• GIVEN INSTRUCTION:
Quote all of the data that follows exactly as written, skipping the images.

• SOURCE MATERIAL:
• • • • • • •

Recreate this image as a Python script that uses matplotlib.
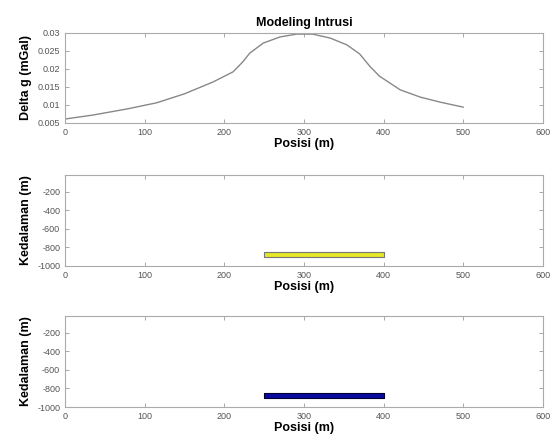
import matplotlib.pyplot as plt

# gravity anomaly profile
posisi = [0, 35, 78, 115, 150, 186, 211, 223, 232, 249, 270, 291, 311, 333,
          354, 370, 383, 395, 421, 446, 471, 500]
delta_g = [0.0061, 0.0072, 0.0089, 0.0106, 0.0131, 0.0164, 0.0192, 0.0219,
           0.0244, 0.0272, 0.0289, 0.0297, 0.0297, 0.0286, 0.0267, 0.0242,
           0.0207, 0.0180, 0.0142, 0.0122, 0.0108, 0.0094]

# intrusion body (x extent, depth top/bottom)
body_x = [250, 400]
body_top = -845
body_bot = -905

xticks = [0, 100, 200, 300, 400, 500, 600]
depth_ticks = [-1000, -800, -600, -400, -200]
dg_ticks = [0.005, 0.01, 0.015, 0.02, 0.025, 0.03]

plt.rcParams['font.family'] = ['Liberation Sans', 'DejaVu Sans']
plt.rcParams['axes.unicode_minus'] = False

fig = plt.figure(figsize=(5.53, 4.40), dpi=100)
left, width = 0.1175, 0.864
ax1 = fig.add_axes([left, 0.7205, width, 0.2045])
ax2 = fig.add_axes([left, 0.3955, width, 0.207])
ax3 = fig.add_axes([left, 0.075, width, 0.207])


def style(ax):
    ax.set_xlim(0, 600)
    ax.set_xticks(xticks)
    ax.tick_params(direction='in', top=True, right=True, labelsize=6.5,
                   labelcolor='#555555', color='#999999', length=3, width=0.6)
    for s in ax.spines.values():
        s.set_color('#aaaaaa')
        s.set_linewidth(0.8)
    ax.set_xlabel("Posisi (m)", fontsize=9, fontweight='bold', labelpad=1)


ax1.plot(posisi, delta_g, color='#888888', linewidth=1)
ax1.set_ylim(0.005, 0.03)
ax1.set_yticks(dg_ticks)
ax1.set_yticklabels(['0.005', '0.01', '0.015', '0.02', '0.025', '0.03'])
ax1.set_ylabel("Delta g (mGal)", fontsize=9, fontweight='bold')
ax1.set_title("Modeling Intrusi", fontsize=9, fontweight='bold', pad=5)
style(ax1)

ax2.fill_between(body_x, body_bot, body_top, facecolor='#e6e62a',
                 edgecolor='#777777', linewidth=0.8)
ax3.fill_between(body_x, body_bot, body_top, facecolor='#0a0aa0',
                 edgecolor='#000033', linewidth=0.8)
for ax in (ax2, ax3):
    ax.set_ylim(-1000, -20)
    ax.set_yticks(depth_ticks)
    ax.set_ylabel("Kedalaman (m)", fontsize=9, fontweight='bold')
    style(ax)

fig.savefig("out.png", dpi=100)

• • • • • • •

• RESPONSE TO THE TASK:
Recreate this image as a Python script that uses matplotlib.
import matplotlib.pyplot as plt

# gravity anomaly profile
posisi = [0, 35, 78, 115, 150, 186, 211, 223, 232, 249, 270, 291, 311, 333,
          354, 370, 383, 395, 421, 446, 471, 500]
delta_g = [0.0061, 0.0072, 0.0089, 0.0106, 0.0131, 0.0164, 0.0192, 0.0219,
           0.0244, 0.0272, 0.0289, 0.0297, 0.0297, 0.0286, 0.0267, 0.0242,
           0.0207, 0.0180, 0.0142, 0.0122, 0.0108, 0.0094]

# intrusion body (x extent, depth top/bottom)
body_x = [250, 400]
body_top = -845
body_bot = -905

xticks = [0, 100, 200, 300, 400, 500, 600]
depth_ticks = [-1000, -800, -600, -400, -200]
dg_ticks = [0.005, 0.01, 0.015, 0.02, 0.025, 0.03]

plt.rcParams['font.family'] = ['Liberation Sans', 'DejaVu Sans']
plt.rcParams['axes.unicode_minus'] = False

fig = plt.figure(figsize=(5.53, 4.40), dpi=100)
left, width = 0.1175, 0.864
ax1 = fig.add_axes([left, 0.7205, width, 0.2045])
ax2 = fig.add_axes([left, 0.3955, width, 0.207])
ax3 = fig.add_axes([left, 0.075, width, 0.207])


def style(ax):
    ax.set_xlim(0, 600)
    ax.set_xticks(xticks)
    ax.tick_params(direction='in', top=True, right=True, labelsize=6.5,
                   labelcolor='#555555', color='#999999', length=3, width=0.6)
    for s in ax.spines.values():
        s.set_color('#aaaaaa')
        s.set_linewidth(0.8)
    ax.set_xlabel("Posisi (m)", fontsize=9, fontweight='bold', labelpad=1)


ax1.plot(posisi, delta_g, color='#888888', linewidth=1)
ax1.set_ylim(0.005, 0.03)
ax1.set_yticks(dg_ticks)
ax1.set_yticklabels(['0.005', '0.01', '0.015', '0.02', '0.025', '0.03'])
ax1.set_ylabel("Delta g (mGal)", fontsize=9, fontweight='bold')
ax1.set_title("Modeling Intrusi", fontsize=9, fontweight='bold', pad=5)
style(ax1)

ax2.fill_between(body_x, body_bot, body_top, facecolor='#e6e62a',
                 edgecolor='#777777', linewidth=0.8)
ax3.fill_between(body_x, body_bot, body_top, facecolor='#0a0aa0',
                 edgecolor='#000033', linewidth=0.8)
for ax in (ax2, ax3):
    ax.set_ylim(-1000, -20)
    ax.set_yticks(depth_ticks)
    ax.set_ylabel("Kedalaman (m)", fontsize=9, fontweight='bold')
    style(ax)

fig.savefig("out.png", dpi=100)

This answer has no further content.